Awas, ada tawar menawar ekspor ore



JAKARTA. Pelbagai cara dipakai pemerintah untuk meloloskan ekspor mineral mentah atau ore. Salah satu upaya ini tampak dari  undangan Kementerian Energi dan Sumber Daya Mineral (ESDM) ke pengusaha tambang. Mulai Jumat, 3 Januari 2014, Kementerian ESDM akan memanggil satu per satu pengusaha mineral untuk menentukan ulang kriteria produk yang bisa diekspor.

Langkah ini terkait rencana Kementerian ESDM merevisi Peraturan Menteri ESDM No. 20/ 2013 tentang Peningkatan  Nilai Tambah Mineral.   

Seperti yang ditulis KONTAN 30 Desember 2013, revisi ini dilakukan lantaran penambang besar Freeport dan Newmont minta ekspor ore tetap dibolehkan untuk pengusaha yang memiliki komitmen membangun smelter.


Belakangan, lobi ini juga diikuti pemegang izin usaha pertambangan (IUP) yang  juga minta penurunan kadar minimum ekspor.

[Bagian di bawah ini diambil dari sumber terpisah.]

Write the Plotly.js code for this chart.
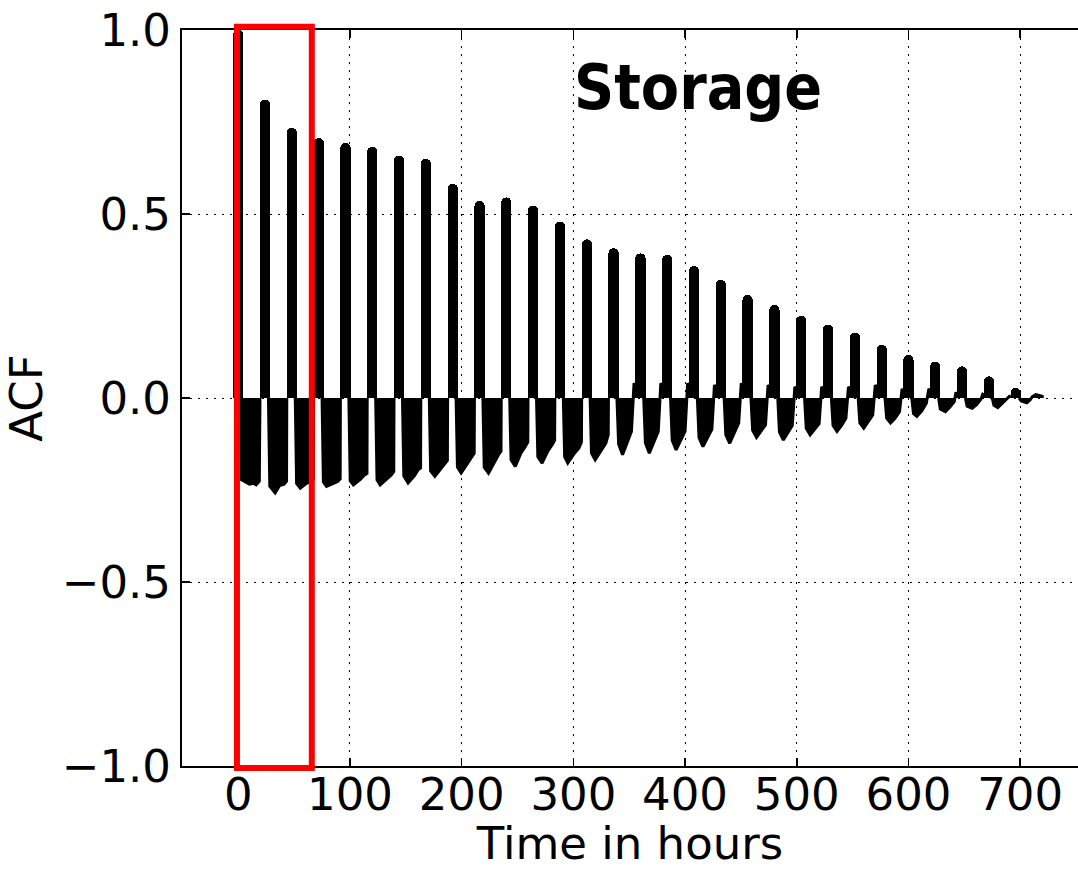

Dede Ida Suhendra, Direktur Pembinaan dan Pengusahaan Mineral Kementerian ESDM bilang, pemanggilan itu adalah upaya ESDM mendapatkan masukan dan mengakomodir keinginan pengusaha agar mineral mereka memenuhi kriteria bisa ekspor. "Semua komoditas akan kami lihat kembali. Setelah rapat internal, kami akan undang stake holders, baik pengusaha ataupun asosiasi," kata dia kepada KONTAN, Rabu (1/1).

Mendukung rencana pemerintah, Zulnahar Usman, Direktur Utama PT Bintan Alumina Indonesia (produsen bauksit) bilang, pemerintah harus ketat mengatur ekspor bijih mineral agar harga tak anjlok karena pasokan melimpah. "Khusus kontrak karya, tak boleh kadar minimumnya diturunkan. Mereka sudah cukup waktu untuk membangun smelter," ungkap dia.

Pengusaha bauksit minta kadar ekspor bauksit diturunkan menjadi 19% dari yang sekarang berlaku 98%. Pengusaha nikel juga minta kadar minimum nikel turun menjadi 2% dari batasan saat ini 6% dalam bentuk nickel pig iron. Sementara mangan minta kadar minimumnya  menjadi 40% dari 60% saat ini.

Cuma, Sihol Manullang, Sekretaris Jenderal Pengusaha Zirkonium Indonesia mengaku nyaman dengan kadar yang berlaku saat ini yakni 65%. Ia minta bea keluar dipangkas 0% dari 20%.

Mag Faisal Emzita, Member Board Of Director Asosiasi Nikel Indonesia berpendapat, perubahan kadar minimum membuktikan pemerintah tak  serius mengembangkan industri hilir. "Permen No. 7/ 2012 atau Permen No. 20/ 2013 diterbitkan buru-buru. Kini, mereka bingung menerapkan UU Minerba," katanya.

Padahal, saat ini, banyak perusahaan nikel telah terlanjur berkongsi dengan investor China membangun smelter. "Lantaran waktu yang tersisa mepet, penurunan kadar ini cuma jadi ajang tawar-menawar pemerintah dan pengusaha," kata Mag.